*Directions for this task*
Copy all the data exactly, except the pictures.

*Provided data*
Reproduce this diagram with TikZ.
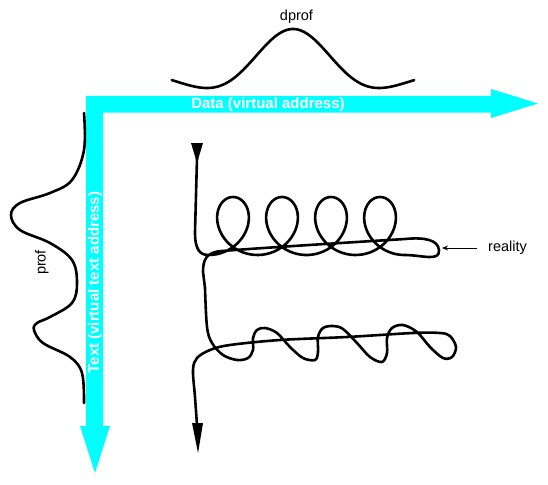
\documentclass[tikz,border=0pt]{standalone}
\usepackage{fontspec}
\setmainfont{Liberation Sans}
\usetikzlibrary{arrows.meta}
\definecolor{axiscyan}{HTML}{00FFFF}
\begin{document}
\begin{tikzpicture}[x=1pt,y=-1pt,
  curve/.style={line width=2.6pt, line cap=round, line join=round},
  lbl/.style={font=\fontsize{14.5}{17}\selectfont, inner sep=0pt},
  axislbl/.style={font=\bfseries\fontsize{15}{18}\selectfont, text=white, inner sep=0pt},
  tipfill/.style={fill=black}]
\useasboundingbox (0,0) rectangle (548,484);
% cyan axes
\fill[axiscyan] (86,96) -- (491,96) -- (491,89) -- (538,103.5) -- (491,118) -- (491,112.7)
  -- (103,112.7) -- (103,426) -- (110,426) -- (95,473) -- (80,426) -- (86,426) -- cycle;
\node[axislbl] (datalbl) at (268,104.5) {Data (virtual address)};
\node[axislbl, rotate=90] (textlbl) at (95,282.5) {Text (virtual text address)};
% dprof curve
\draw[curve] plot[domain=-2.44:2.44, samples=100, smooth]
  ({293+49.7*\x}, {69.8-40.8*(1-\x*\x)*exp(-\x*\x/2)});
\node[lbl] (dproflbl) at (296.5,17) {dprof};
% prof curve
\draw[curve] plot[smooth, tension=0.6] coordinates {(84,113) (84,150) (72,180) (50,193) (20,203)
  (11,215) (20,230) (50,243) (72,260) (77,283) (72,303) (50,317) (37,323) (34,330) (43,343)
  (70,357) (82,373) (84,403)};
\node[lbl, rotate=90] (proflbl) at (42,262.5) {prof};
% reality path, first section
\fill[tipfill] (191,143) -- (203,143) -- (197,163) -- cycle;
\draw[curve] (197,158) -- (195,232) .. controls (195,250) and (200,255) .. (208.5,255)
  -- plot[domain=-pi:7*pi, samples=220] ({233+7.8*\x-27*sin(\x r)}, {226-29*cos(\x r)})
  .. controls (422,255) and (440,262) .. (439,250)
  .. controls (438,240) and (425,237) .. (405,239)
  .. controls (340,243) and (260,248) .. (222,251)
  .. controls (206,252) and (203,260) .. (203,272) -- (205,288);
% second section
\draw[curve] plot[smooth, tension=0.55] coordinates {(205,288) (207,327) (212,343) (223,355)
  (237,360) (248,358) (253,350) (253,338) (257,330) (265,328) (277,333) (290,347) (303,358)
  (315,360) (318,352) (318,337) (323,328) (333,326) (343,329) (357,343) (370,357) (382,362)
  (387,353) (387,338) (392,328) (403,325) (417,332) (430,347) (443,358) (452,357) (456,347)
  (450,336) (440,333) (413,333) (347,337) (280,340) (230,345) (210,350) (197,358) (193,370)
  (195,397) (197,425)};
\fill[tipfill] (192,423) -- (203,423) -- (198,453) -- cycle;
% reality label
\node[lbl, anchor=west] (reality) at (488,248) {reality};
\coordinate (realtip) at (442,248);
\draw[line width=0.8pt, shorten <=11pt, -{Stealth[length=6pt,width=5pt]}] (reality.west) -- (realtip);
\end{tikzpicture}
\end{document}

*Finished exercise*
Reproduce this diagram with TikZ.
\documentclass[tikz,border=0pt]{standalone}
\usepackage{fontspec}
\setmainfont{Liberation Sans}
\usetikzlibrary{arrows.meta}
\definecolor{axiscyan}{HTML}{00FFFF}
\begin{document}
\begin{tikzpicture}[x=1pt,y=-1pt,
  curve/.style={line width=2.6pt, line cap=round, line join=round},
  lbl/.style={font=\fontsize{14.5}{17}\selectfont, inner sep=0pt},
  axislbl/.style={font=\bfseries\fontsize{15}{18}\selectfont, text=white, inner sep=0pt},
  tipfill/.style={fill=black}]
\useasboundingbox (0,0) rectangle (548,484);
% cyan axes
\fill[axiscyan] (86,96) -- (491,96) -- (491,89) -- (538,103.5) -- (491,118) -- (491,112.7)
  -- (103,112.7) -- (103,426) -- (110,426) -- (95,473) -- (80,426) -- (86,426) -- cycle;
\node[axislbl] (datalbl) at (268,104.5) {Data (virtual address)};
\node[axislbl, rotate=90] (textlbl) at (95,282.5) {Text (virtual text address)};
% dprof curve
\draw[curve] plot[domain=-2.44:2.44, samples=100, smooth]
  ({293+49.7*\x}, {69.8-40.8*(1-\x*\x)*exp(-\x*\x/2)});
\node[lbl] (dproflbl) at (296.5,17) {dprof};
% prof curve
\draw[curve] plot[smooth, tension=0.6] coordinates {(84,113) (84,150) (72,180) (50,193) (20,203)
  (11,215) (20,230) (50,243) (72,260) (77,283) (72,303) (50,317) (37,323) (34,330) (43,343)
  (70,357) (82,373) (84,403)};
\node[lbl, rotate=90] (proflbl) at (42,262.5) {prof};
% reality path, first section
\fill[tipfill] (191,143) -- (203,143) -- (197,163) -- cycle;
\draw[curve] (197,158) -- (195,232) .. controls (195,250) and (200,255) .. (208.5,255)
  -- plot[domain=-pi:7*pi, samples=220] ({233+7.8*\x-27*sin(\x r)}, {226-29*cos(\x r)})
  .. controls (422,255) and (440,262) .. (439,250)
  .. controls (438,240) and (425,237) .. (405,239)
  .. controls (340,243) and (260,248) .. (222,251)
  .. controls (206,252) and (203,260) .. (203,272) -- (205,288);
% second section
\draw[curve] plot[smooth, tension=0.55] coordinates {(205,288) (207,327) (212,343) (223,355)
  (237,360) (248,358) (253,350) (253,338) (257,330) (265,328) (277,333) (290,347) (303,358)
  (315,360) (318,352) (318,337) (323,328) (333,326) (343,329) (357,343) (370,357) (382,362)
  (387,353) (387,338) (392,328) (403,325) (417,332) (430,347) (443,358) (452,357) (456,347)
  (450,336) (440,333) (413,333) (347,337) (280,340) (230,345) (210,350) (197,358) (193,370)
  (195,397) (197,425)};
\fill[tipfill] (192,423) -- (203,423) -- (198,453) -- cycle;
% reality label
\node[lbl, anchor=west] (reality) at (488,248) {reality};
\coordinate (realtip) at (442,248);
\draw[line width=0.8pt, shorten <=11pt, -{Stealth[length=6pt,width=5pt]}] (reality.west) -- (realtip);
\end{tikzpicture}
\end{document}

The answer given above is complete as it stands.